I personally think just eat / uber eats / deliveroo are playing the long con. They make you think they are a delivery service but really their aim is to make you associate fast food with their platforms so you only ever go to their website when you need fast food. Then slowly but surely they start opening up their own fast food restraunts and the offers will now only work on their offerings giving them an advantage and pushing out the competition. Then BAM 10 years later all of the food choices on the platforms will be owned by platforms and little bobs kebabs goes bye bye, because for the last decade everyone has been conditioned to order their fast food from those platforms and the platforms own brands are now household names like Mcdonalds and KFC.
If you would like to see the effects of a fast food monopoly in the future you can watch the documentary Demolition Man.
Agree on this.
2 things I've noticed happening. Pizza hut, papa John's are listed on these apps. Why? They have this all sorted themselves, but they know people when hungry, now are starting to just load up these apps and looks what's available.
And also, many people are opening a food place that sells entirely just on this app. I've (unfortunately) ordered from places that are run from someone's kitchen in their flat. You don't realise it until you go looking for restaurant address.

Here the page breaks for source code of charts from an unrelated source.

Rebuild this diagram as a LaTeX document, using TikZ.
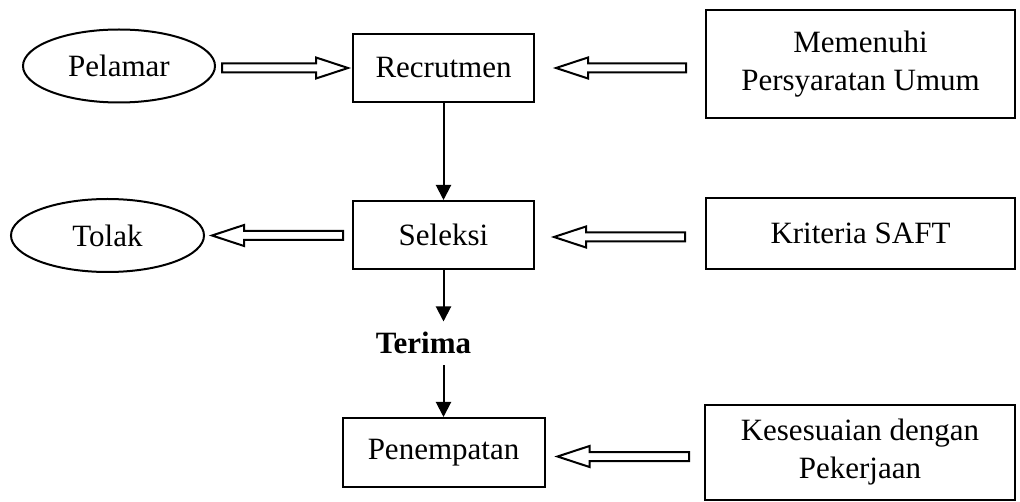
\documentclass[tikz,border=0pt]{standalone}
\usepackage{fontspec}
\setmainfont{Liberation Serif}
\usetikzlibrary{shapes.geometric,arrows.meta,calc}
\begin{document}
\begin{tikzpicture}[x=1pt,y=-1pt,
 every node/.style={font=\fontsize{31}{38}\selectfont, inner sep=0pt, line width=2pt},
 box/.style={draw, rectangle, align=center},
 oval/.style={draw, ellipse},
 flow/.style={line width=2pt, -{Triangle[width=15pt,length=15pt]}},
 hollow/.style={line width=2pt, line join=miter, to path={let \p1=(\tikztostart), \p2=(\tikztotarget), \n1={sign(\x2-\x1)} in (\x1,\y2+4.5pt) -- ({\x2-(\n1)*32pt},\y2+4.5pt) -- ({\x2-(\n1)*32pt},\y2+10.5pt) -- (\x2,\y2) -- ({\x2-(\n1)*32pt},\y2-10.5pt) -- ({\x2-(\n1)*32pt},\y2-4.5pt) -- (\x1,\y2-4.5pt) -- cycle}}
]
\useasboundingbox (0,0) rectangle (1020,502);
\node[oval, minimum width=192pt, minimum height=73pt] (pel) at (119,66) {Pelamar};
\node[box, minimum width=181pt, minimum height=68pt] (rec) at (443.5,68) {Recrutmen};
\node[box, minimum width=309pt, minimum height=108pt] (mem) at (860.5,64) {Memenuhi\\Persyaratan Umum};
\node[oval, minimum width=193pt, minimum height=73pt] (tol) at (107.5,235.5) {Tolak};
\node[box, minimum width=181pt, minimum height=68pt] (sel) at (443.5,235) {Seleksi};
\node[box, minimum width=309pt, minimum height=71pt] (kri) at (860.5,233.5) {Kriteria SAFT};
\node[font=\fontsize{31}{38}\selectfont\bfseries, text height=21pt, text depth=0pt] (ter) at (423.5,343) {Terima};
\node[box, minimum width=202pt, minimum height=69pt] (pen) at (443.5,452.5) {Penempatan};
\node[box, minimum width=310pt, minimum height=95pt] (kes) at (860,452.5) {Kesesuaian dengan\\Pekerjaan};
\draw[hollow] ($(pel.east)+(6,0)$) to ($(rec.west)+(-4,0)$);
\draw[hollow] ($(mem.west)+(-19,0)$) to ($(rec.east)+(21,0)$);
\draw[hollow] ($(sel.west)+(-9,0)$) to ($(tol.east)+(7,0)$);
\draw[hollow] ($(kri.west)+(-20,0)$) to ($(sel.east)+(19,2)$);
\draw[hollow] ($(kes.west)+(-15,0)$) to ($(pen.east)+(12,4)$);
\draw[flow] (rec.south) -- (sel.north);
\draw[flow] (sel.south) -- ($(sel.south |- ter.north)+(0,-10)$);
\draw[flow] ($(pen.north |- ter.south)+(0,11)$) -- (pen.north);
\end{tikzpicture}
\end{document}
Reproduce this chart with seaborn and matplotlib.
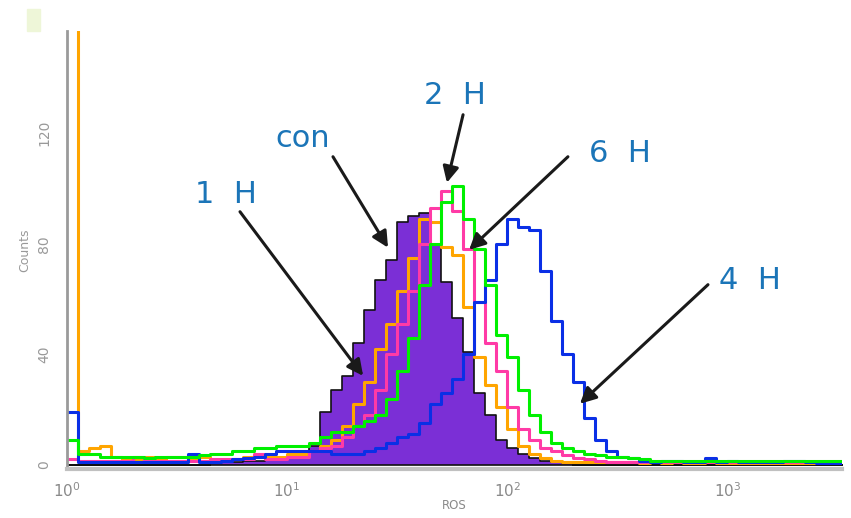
import numpy as np
import matplotlib
matplotlib.use("Agg")
import matplotlib.pyplot as plt
import seaborn as sns
from matplotlib.patches import Rectangle
from matplotlib.ticker import LogLocator, FixedLocator, MultipleLocator, NullFormatter, FuncFormatter

# ---- channel grid: 0.05-decade bins from 10^0 to 10^3.55 (log10 units) ----
BIN_W = 0.05
N_BINS = 71
LOG_RANGE = (0.0, BIN_W * N_BINS)
ros_centers = 10 ** (np.arange(N_BINS) * BIN_W + BIN_W / 2)

# ---- event counts per bin ----
counts_con = [0, 0, 0, 0, 0, 0, 0, 0, 0, 0,
              0, 0, 0, 0.5, 1, 1, 1.5, 1.5, 2, 2,
              2.5, 3, 7, 19, 27, 32, 44, 56, 67, 74,
              88, 90, 91, 80, 66, 53, 41, 26, 18, 9,
              6, 4, 2.5, 1.5, 1, 0.5, 0, 0, 0, 0,
              0, 0, 0, 0, 0, 0, 0, 0, 0, 0,
              0, 0, 0, 0, 0, 0, 0, 0, 0, 0, 0]

counts_1h = [400, 5, 6, 7, 3, 2, 2, 3, 2, 3,
             3, 2, 3, 2, 2, 2, 3, 3, 3, 3,
             4, 4, 5, 7, 9, 14, 22, 30, 42, 51,
             63, 75, 89, 88, 79, 76, 57, 39, 29, 21,
             13, 7, 4, 2.5, 1.5, 1, 1, 1, 1, 1,
             1, 1, 0.5, 1, 0.5, 1, 0.5, 0.5, 1, 0.5,
             0.5, 0.5, 0.5, 0.5, 0.5, 0.5, 0.5, 0.5, 0.5, 0.5, 0.5]

counts_2h = [2, 1.5, 1.5, 1.5, 1.5, 1.5, 3, 1.5, 1.5, 1.5,
             1.5, 1.5, 1.5, 2, 2, 2, 2, 4, 2, 2,
             3, 3, 5, 6, 7, 10, 14, 18, 27, 40,
             51, 63, 80, 93, 99, 92, 78, 59, 44, 34,
             21, 13, 9, 6, 5, 3.5, 2.5, 2, 1.5, 1,
             1, 1, 1, 1, 1, 1, 1, 1, 1, 1,
             1, 1, 1, 1, 1, 1, 1, 1, 1, 1, 1]

counts_6h = [9, 4, 4, 3, 3, 3, 3, 2.5, 3, 3,
             3, 3, 3.5, 4, 4, 5, 5, 6, 6, 7,
             7, 7, 8, 10, 12, 12, 14, 16, 18, 24,
             34, 46, 65, 80, 95, 101, 89, 78, 65, 47,
             39, 27, 18, 12, 8, 6, 5, 4, 3.5, 3,
             3, 2.5, 2, 1.5, 1.5, 1.5, 1.5, 1.5, 1.5, 1.5,
             1.5, 1.5, 1.5, 1.5, 1.5, 1.5, 1.5, 1.5, 1.5, 1.5, 1.5]

counts_4h = [19, 1, 1, 1, 1, 1, 1, 1, 1, 1,
             1, 4, 1, 1, 1.5, 2, 2.5, 3, 4, 5,
             5, 5, 5, 5, 4, 4, 4, 5, 6, 8,
             10, 11, 15, 22, 26, 31, 40, 59, 67, 80,
             89, 86, 85, 70, 52, 40, 30, 17, 9, 5,
             3, 2.5, 1.5, 1, 1.5, 1.5, 1, 1, 2.5, 1,
             1.5, 1, 1, 1, 1, 1.5, 1.5, 1, 0.5, 0.5, 0.5]

# ---- styling ----
sns.set_style("white")
plt.rcParams["font.family"] = ["DejaVu Sans"]

PURPLE = "#7b2fd6"
ORANGE = "#ffa500"
PINK = "#ff3aa6"
GREEN = "#00f000"
BLUE = "#0a2fe6"
LABEL_BLUE = "#1b75b8"
ARROW = "#1a1a1a"
GREY = "#8a8a8a"

fig = plt.figure(figsize=(8.51, 5.18), dpi=100)
ax = fig.add_axes([66.5 / 851, (518 - 469) / 518, (842 - 66.5) / 851, (469 - 31) / 518])

# control sample: filled histogram with a dark outline
sns.histplot(x=ros_centers, weights=np.asarray(counts_con, float), bins=N_BINS,
             binrange=LOG_RANGE, log_scale=True, element="step", fill=True,
             color=PURPLE, alpha=1, edgecolor="#111111", linewidth=1.2, ax=ax)

# treated samples: outline histograms
for counts, color in [(counts_1h, ORANGE), (counts_2h, PINK),
                      (counts_4h, BLUE), (counts_6h, GREEN)]:
    sns.histplot(x=ros_centers, weights=np.asarray(counts, float), bins=N_BINS,
                 binrange=LOG_RANGE, log_scale=True, element="step", fill=False,
                 color=color, linewidth=2.2, ax=ax)

ax.set_xlim(1, 10 ** 3.52)
ax.set_ylim(-1.5, 157)

# ---- axes, ticks ----
for side in ("top", "right"):
    ax.spines[side].set_visible(False)
ax.spines["bottom"].set_color("#c0c0c0")
ax.spines["bottom"].set_linewidth(3)
ax.spines["left"].set_color("#9a9a9a")
ax.spines["left"].set_linewidth(2)

ax.xaxis.set_major_locator(LogLocator(base=10))
ax.xaxis.set_minor_locator(LogLocator(base=10, subs=np.arange(2, 10)))
ax.xaxis.set_major_formatter(FuncFormatter(lambda v, p: r"$10^{%d}$" % round(np.log10(v))))
ax.xaxis.set_minor_formatter(NullFormatter())

ax.yaxis.set_major_locator(FixedLocator([0, 40, 80, 120]))
ax.yaxis.set_minor_locator(MultipleLocator(8))

ax.tick_params(axis="both", which="both", direction="out", color="#555555", width=1.6)
ax.tick_params(axis="x", which="major", length=8, labelsize=11, labelcolor=GREY, pad=1)
ax.tick_params(axis="x", which="minor", length=6)
ax.tick_params(axis="y", which="major", length=12, labelsize=10, labelcolor="#999999",
               labelrotation=90, pad=-1)
ax.tick_params(axis="y", which="minor", length=9)
for lab in ax.get_yticklabels():
    lab.set_verticalalignment("center")

ax.set_xlabel("ROS", fontsize=8.5, color=GREY, labelpad=-1)
ax.set_ylabel("Counts", fontsize=9, color="#999999", labelpad=4)

# ---- time-point labels and arrows ----
arrow_kw = dict(arrowstyle="-|>,head_length=0.8,head_width=0.4", color=ARROW,
                lw=2.2, shrinkA=0, shrinkB=0, mutation_scale=12)
arrows = [
    ((6.13, 91.6), (22.2, 32.2)),     # 1 H
    ((16.2, 111.5), (28.8, 78.6)),    # con
    ((63.1, 126.7), (53.3, 102.1)),   # 2 H
    ((188.8, 111.5), (67.2, 77.8)),   # 6 H
    ((816.0, 65.2), (214.0, 22.1)),   # 4 H
]
for tail, tip in arrows:
    ax.annotate("", xy=tip, xytext=tail, arrowprops=arrow_kw, annotation_clip=False)

labels = [
    ("1  H", 5.31, 94.8),
    ("con", 11.84, 115.1),
    ("2  H", 58.0, 130.7),
    ("6  H", 325.5, 109.7),
    ("4  H", 1266.0, 63.7),
]
for text, x, y in labels:
    ax.text(x, y, text, ha="center", va="baseline", fontsize=22,
            color=LABEL_BLUE, clip_on=False)

# small tint in the top-left corner
fig.patches.append(Rectangle((27 / 851, (518 - 31) / 518), 13 / 851, 22 / 518,
                             transform=fig.transFigure, color="#eef6d8", zorder=0))

fig.savefig("out.png", dpi=100)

This means these food places will he entirely dependent on uber/deliveroo and have to abide by their terms as they get better and better for uber/deliveroo until it becomes impossible to do business.
Then as you say, you'll have deliveroo with the ability to open food places themselves, instantly making a national brand fast food place that operates super cheap as they can run it from a shipping container and no one would know as they won't need a shop front.
It seems silly to me suggest as the company sees a huge uptake during this pandemic, that they wouldn't push any extra income right back into expansion.